= Nearly completely decomposable Markov chain =

In probability theory, a nearly completely decomposable (NCD) Markov chain is a Markov chain where the state space can be partitioned in such a way that movement within a partition occurs much more frequently than movement between partitions.
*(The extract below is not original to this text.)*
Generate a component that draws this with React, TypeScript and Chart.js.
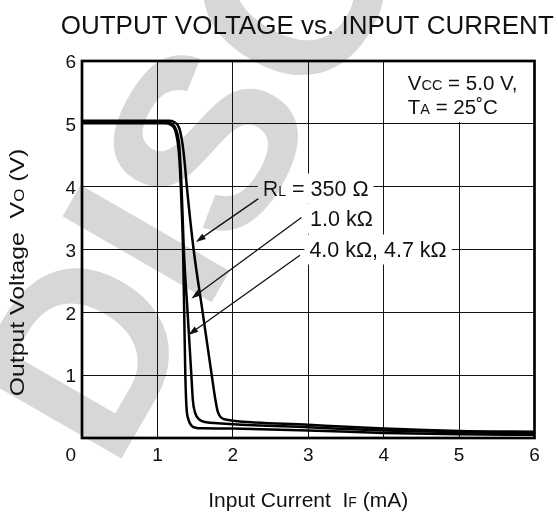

Particularly efficient algorithms exist to compute the stationary distribution of Markov chains with this property.

==Definition==

Ando and Fisher define a completely decomposable matrix as one where "an identical rearrangement of rows and columns leaves a set of square submatrices on the principal diagonal and zeros everywhere else." A nearly completely decomposable matrix is one where an identical rearrangement of rows and columns leaves a set of square submatrices on the principal diagonal and small nonzeros everywhere else.

==Example==

A Markov chain with transition matrix
$$P =
\begin{pmatrix}
\frac{1}{2} & \frac{1}{2} & 0 & 0 \\
\frac{1}{2} & \frac{1}{2} & 0 & 0 \\
0 & 0 & \frac{1}{2} & \frac{1}{2} \\
0 & 0 & \frac{1}{2} & \frac{1}{2} \\
\end{pmatrix} + \epsilon \begin{pmatrix}
-\frac{1}{2} & 0 & \frac{1}{2} & 0 \\
0 & -\frac{1}{2} & 0 & \frac{1}{2} \\
\frac{1}{2} & 0 & -\frac{1}{2} & 0 \\
0 & \frac{1}{2} & 0 & -\frac{1}{2} \\
\end{pmatrix}$$
is nearly completely decomposable if ε is small (say 0.1).

==Stationary distribution algorithms==

Special-purpose iterative algorithms have been designed for NCD Markov chains though the multi–level algorithm, a general purpose algorithm, has been shown experimentally to be competitive and in some cases significantly faster.